**Objective**
Start at the line containing "Write the Apache ECharts code for this chart.", stop at the line containing "var seriesNames = ['Tratamento", and please reproduce every line in between, both ends included, without pictures.

**Stored records**
********
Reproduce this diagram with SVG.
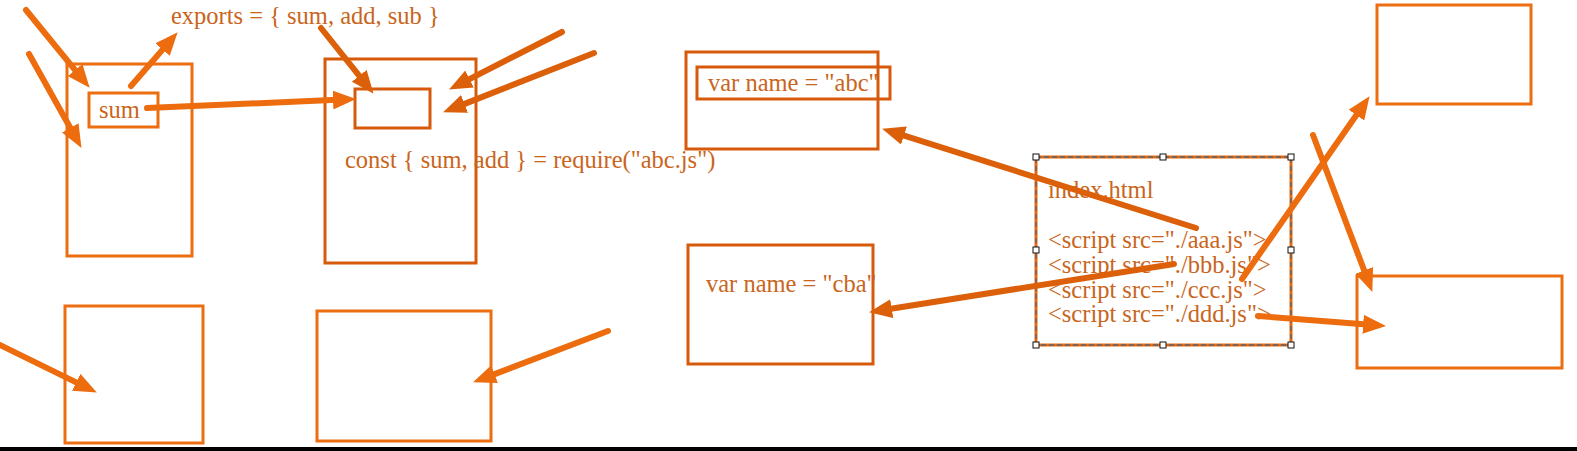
<svg xmlns="http://www.w3.org/2000/svg" width="1577" height="451" viewBox="0 0 1577 451">
<style>
.box{fill:none;stroke:#EC6E10;stroke-width:3}
.dk{stroke:#D65A0A}
.t{font-family:"Liberation Serif","Times New Roman",serif;font-size:24.5px;fill:#C9651C}
.a{stroke:#EC6C0E;stroke-width:6;fill:none;stroke-linecap:round}
.ad{stroke:#DC600A}
.h{fill:#fff;stroke:#111;stroke-width:1}
</style>
<defs>
<marker id="ah" viewBox="0 0 23 19" refX="4" refY="9.5" markerWidth="23" markerHeight="19" markerUnits="userSpaceOnUse" orient="auto">
<path d="M0,0 L23,9.5 L0,19 Z" fill="#EC6C0E"/>
</marker>
<marker id="ahd" viewBox="0 0 23 19" refX="4" refY="9.5" markerWidth="23" markerHeight="19" markerUnits="userSpaceOnUse" orient="auto">
<path d="M0,0 L23,9.5 L0,19 Z" fill="#DC600A"/>
</marker>
</defs>
<rect width="1577" height="451" fill="#fff"/>
<g id="nodeA"><rect class="box" x="67" y="64" width="125" height="192"/></g>
<g id="sum"><rect class="box" x="89" y="93" width="69" height="34"/><text class="t" x="99" y="118">sum</text></g>
<g id="exports"><text class="t" x="171" y="24">exports = { sum, add, sub }</text></g>
<g id="nodeB"><rect class="box dk" x="325" y="59" width="151" height="204"/><text class="t" x="345" y="168">const { sum, add } = require("abc.js")</text></g>
<g id="nodeB2"><rect class="box dk" x="355" y="89" width="75" height="39"/></g>
<g id="nodeC"><rect class="box dk" x="686" y="52" width="192" height="97"/></g>
<g id="abc"><rect class="box dk" x="697" y="67" width="193" height="32"/><text class="t" x="708" y="91">var name = "abc"</text></g>
<g id="nodeD"><rect class="box dk" x="688" y="245" width="185" height="119"/><text class="t" x="706" y="292">var name = "cba"</text></g>
<g id="index">
<rect x="1036" y="157" width="255" height="188" fill="none" stroke="#E4690F" stroke-width="3"/>
<rect x="1036" y="157" width="255" height="188" fill="none" stroke="#5a6470" stroke-width="1.3" stroke-dasharray="5 3"/>
<text class="t" x="1048" y="198">index.html</text>
<text class="t" x="1048" y="248">&lt;script src="./aaa.js"&gt;</text>
<text class="t" x="1048" y="273">&lt;script src="./bbb.js"&gt;</text>
<text class="t" x="1048" y="298">&lt;script src="./ccc.js"&gt;</text>
<text class="t" x="1048" y="322">&lt;script src="./ddd.js"&gt;</text>
<rect class="h" x="1033" y="154" width="6" height="6"/>
<rect class="h" x="1160" y="154" width="6" height="6"/>
<rect class="h" x="1288" y="154" width="6" height="6"/>
<rect class="h" x="1033" y="247" width="6" height="6"/>
<rect class="h" x="1288" y="247" width="6" height="6"/>
<rect class="h" x="1033" y="342" width="6" height="6"/>
<rect class="h" x="1160" y="342" width="6" height="6"/>
<rect class="h" x="1288" y="342" width="6" height="6"/>
</g>
<g id="nodeE"><rect class="box" x="1377" y="5" width="154" height="99"/></g>
<g id="nodeF"><rect class="box" x="1357" y="276" width="205" height="92"/></g>
<g id="nodeG"><rect class="box" x="65" y="306" width="138" height="137"/></g>
<g id="nodeH"><rect class="box" x="317" y="311" width="174" height="130"/></g>
<g id="connectors">
<line class="a" x1="26" y1="10" x2="77.6" y2="73.1" marker-end="url(#ah)"/>
<line class="a" x1="29" y1="54" x2="72.2" y2="131.3" marker-end="url(#ah)"/>
<line class="a" x1="131" y1="86" x2="165.2" y2="46.6" marker-end="url(#ah)"/>
<line class="a" x1="147" y1="108" x2="337" y2="99.8" marker-end="url(#ah)"/>
<line class="a ad" x1="321" y1="28" x2="361.7" y2="78.9" marker-end="url(#ahd)"/>
<line class="a ad" x1="562" y1="32" x2="466" y2="80.8" marker-end="url(#ahd)"/>
<line class="a ad" x1="594" y1="53" x2="460.8" y2="105.4" marker-end="url(#ahd)"/>
<line class="a ad" x1="1196" y1="228" x2="900.2" y2="134.4" marker-end="url(#ahd)"/>
<line class="a ad" x1="1174" y1="264" x2="887.8" y2="309.2" marker-end="url(#ahd)"/>
<line class="a" x1="1242" y1="279" x2="1358.7" y2="111.8" marker-end="url(#ah)"/>
<line class="a" x1="1313" y1="135" x2="1365.6" y2="274.2" marker-end="url(#ah)"/>
<line class="a" x1="1258" y1="316" x2="1367.1" y2="324.6" marker-end="url(#ah)"/>
<line class="a" x1="-2" y1="344" x2="79.8" y2="384.1" marker-end="url(#ah)"/>
<line class="a" x1="608" y1="331" x2="490.8" y2="375.6" marker-end="url(#ah)"/>
</g>
<rect x="0" y="447" width="1577" height="4" fill="#000"/>
</svg>
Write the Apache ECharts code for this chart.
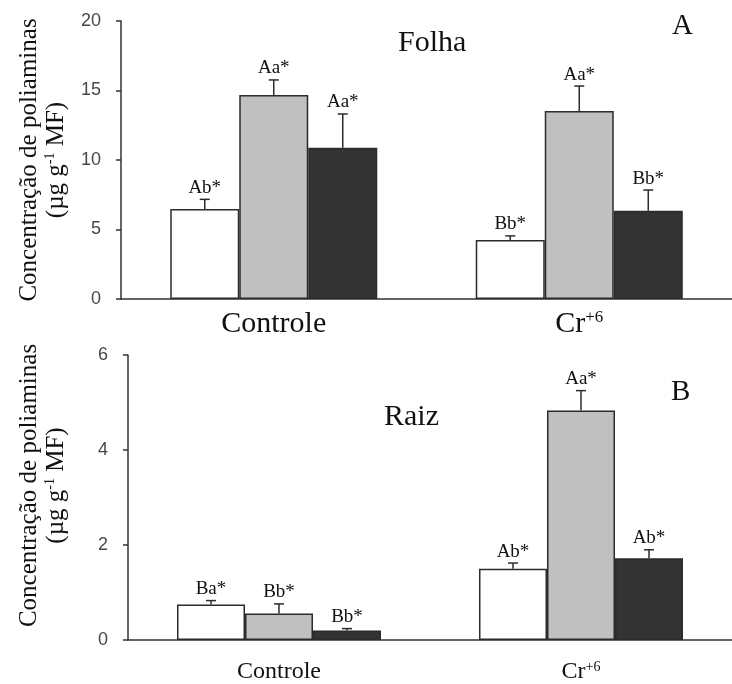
<!DOCTYPE html>
<html>
<head>
<meta charset="utf-8">
<script src="https://cdn.jsdelivr.net/npm/echarts@6/dist/echarts.min.js"></script>
<style>html,body{margin:0;padding:0;background:#fff;}#c{width:732px;height:684px;}</style>
</head>
<body>
<div id="c"></div>
<script>
// ---- data ----
var categories = ['Controle', 'Cr+6'];
var seriesNames = ['Tratamento 1', 'Tratamento 2', 'Tratamento 3'];

// Folha (A)
var folha1 = [6.47, 4.24];
var folha2 = [14.68, 13.52];
var folha3 = [10.89, 6.35];
var folha1Err = [0.70, 0.30];
var folha2Err = [1.08, 1.80];
var folha3Err = [2.42, 1.49];
var folha1Lab = ['Ab*', 'Bb*'];
var folha2Lab = ['Aa*', 'Aa*'];
var folha3Lab = ['Aa*', 'Bb*'];

// Raiz (B)
var raiz1 = [0.75, 1.50];
var raiz2 = [0.56, 4.83];
var raiz3 = [0.20, 1.72];
var raiz1Err = [0.08, 0.12];
var raiz2Err = [0.20, 0.42];
var raiz3Err = [0.04, 0.18];
var raiz1Lab = ['Ba*', 'Ab*'];
var raiz2Lab = ['Bb*', 'Aa*'];
var raiz3Lab = ['Bb*', 'Ab*'];

var folhaTicks = {min: 0, max: 20, interval: 5};
var raizTicks = {min: 0, max: 6, interval: 2};

// ---- styling ----
var SERIF = '"Liberation Serif", "Times New Roman", serif';
var SANS = '"Liberation Sans", Arial, sans-serif';
var fills = ['#ffffff', '#c0c0c0', '#333333'];
var edge = '#2b2b2b';

function catLabel(v) {
  if (v === 'Cr+6') return '{m|Cr}{s|+6}';
  return '{m|' + v + '}';
}

function buildBars(gridIdx, vals, barW) {
  return vals.map(function (arr, i) {
    return {
      type: 'bar', name: seriesNames[i],
      xAxisIndex: gridIdx, yAxisIndex: gridIdx,
      data: arr, barWidth: barW, barGap: '0%',
      itemStyle: {color: fills[i], borderColor: edge, borderWidth: 1.5},
      silent: true
    };
  });
}

function buildErr(gridIdx, vals, errs, labs, barW, fontSize) {
  return vals.map(function (arr, i) {
    var data = arr.map(function (v, k) { return [k, v, errs[i][k], labs[i][k]]; });
    return {
      type: 'custom',
      xAxisIndex: gridIdx, yAxisIndex: gridIdx,
      data: data, z: 5, silent: true,
      encode: {x: 0, y: 1},
      renderItem: function (params, api) {
        var c = api.value(0), v = api.value(1), e = api.value(2);
        var lab = labs[i][params.dataIndex];
        var base = api.coord([c, v]);
        var topP = api.coord([c, v + e]);
        var x = base[0] + (i - 1) * barW;
        var cap = 5;
        return {
          type: 'group',
          children: [
            {type: 'line', shape: {x1: x, y1: base[1], x2: x, y2: topP[1]},
             style: {stroke: edge, lineWidth: 1.5}},
            {type: 'line', shape: {x1: x - cap, y1: topP[1], x2: x + cap, y2: topP[1]},
             style: {stroke: edge, lineWidth: 1.5}},
            {type: 'text', x: x, y: topP[1] - 2,
             style: {text: lab, align: 'center', verticalAlign: 'bottom',
                     fontSize: fontSize, fontFamily: SERIF, fill: '#111'}}
          ]
        };
      }
    };
  });
}

var yName = '{t|Concentração de poliaminas}\n{t|(µg g}{s|-1}{t| MF)}';
function yNameStyle(shift) {
  return {
    fontFamily: SERIF, color: '#111', lineHeight: 27,
    padding: [0, 0, 0, shift],
    rich: {
      t: {fontSize: 25, fontFamily: SERIF, color: '#111', lineHeight: 27},
      s: {fontSize: 14, fontFamily: SERIF, color: '#111', verticalAlign: 'top', lineHeight: 27, padding: [0, 0, 8, 0]}
    }
  };
}

function yAxis(gridIdx, ticks, gap, shift) {
  return {
    type: 'value', gridIndex: gridIdx,
    min: ticks.min, max: ticks.max, interval: ticks.interval,
    name: yName, nameLocation: 'middle', nameRotate: 90, nameGap: gap,
    nameTextStyle: yNameStyle(shift),
    axisLine: {show: true, lineStyle: {color: '#333', width: 1.5}},
    axisTick: {show: true, length: 5, lineStyle: {color: '#333', width: 1.5}},
    axisLabel: {fontFamily: SANS, fontSize: 18, color: '#484848', margin: 20},
    splitLine: {show: false}
  };
}

function xAxis(gridIdx, fs, supFs, margin) {
  return {
    type: 'category', gridIndex: gridIdx, data: categories,
    axisLine: {show: true, lineStyle: {color: '#333', width: 1.5}},
    axisTick: {show: false},
    axisLabel: {
      margin: margin, formatter: catLabel,
      rich: {
        m: {fontSize: fs, fontFamily: SERIF, color: '#111', verticalAlign: 'bottom', lineHeight: fs},
        s: {fontSize: supFs, fontFamily: SERIF, color: '#111', verticalAlign: 'top', lineHeight: fs}
      }
    }
  };
}

var BW_TOP = 69, BW_BOT = 68;

var option = {
  animation: false,
  backgroundColor: '#ffffff',
  grid: [
    {left: 121, top: 21, right: -8, height: 278},
    {left: 128, top: 355, right: -4, height: 287}
  ],
  xAxis: [xAxis(0, 30, 17, 10), xAxis(1, 24, 14, 20)],
  yAxis: [yAxis(0, folhaTicks, 50, 0), yAxis(1, raizTicks, 58, 24)],
  graphic: [
    {type: 'text', left: 398, top: 28, style: {text: 'Folha', fontSize: 30, fontFamily: SERIF, fill: '#111'}},
    {type: 'text', left: 672, top: 12, style: {text: 'A', fontSize: 29, fontFamily: SERIF, fill: '#111'}},
    {type: 'text', left: 384, top: 402, style: {text: 'Raiz', fontSize: 30, fontFamily: SERIF, fill: '#111'}},
    {type: 'text', left: 671, top: 378, style: {text: 'B', fontSize: 29, fontFamily: SERIF, fill: '#111'}}
  ],
  series: [].concat(
    buildBars(0, [folha1, folha2, folha3], BW_TOP),
    buildErr(0, [folha1, folha2, folha3], [folha1Err, folha2Err, folha3Err], [folha1Lab, folha2Lab, folha3Lab], BW_TOP, 19),
    buildBars(1, [raiz1, raiz2, raiz3], BW_BOT),
    buildErr(1, [raiz1, raiz2, raiz3], [raiz1Err, raiz2Err, raiz3Err], [raiz1Lab, raiz2Lab, raiz3Lab], BW_BOT, 19)
  )
};

var chart = echarts.init(document.getElementById('c'), null, {renderer: 'canvas'});
chart.setOption(option);
</script>
</body>
</html>
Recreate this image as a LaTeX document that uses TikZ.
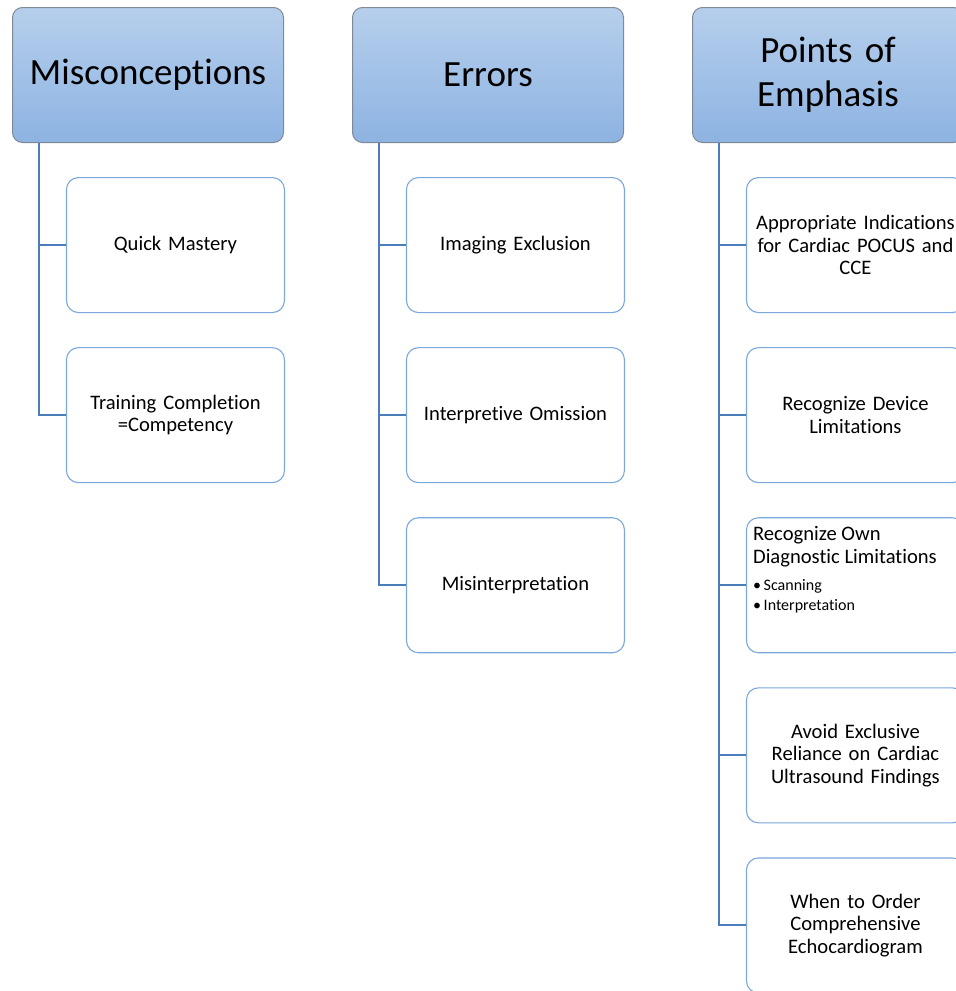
********
**Reply to the task**
Write the Apache ECharts code for this chart.
<!DOCTYPE html>
<html>
<head>
<meta charset="utf-8">
<script src="https://cdn.jsdelivr.net/npm/echarts@6/dist/echarts.min.js"></script>
<style>html,body{margin:0;padding:0;background:#fff;}#c{width:732px;height:684px;}</style>
</head>
<body>
<div id="c"></div>
<script>
// ---- data ----
var categories = ['Controle', 'Cr+6'];
var seriesNames = ['Tratamento 1', 'Tratamento 2', 'Tratamento 3'];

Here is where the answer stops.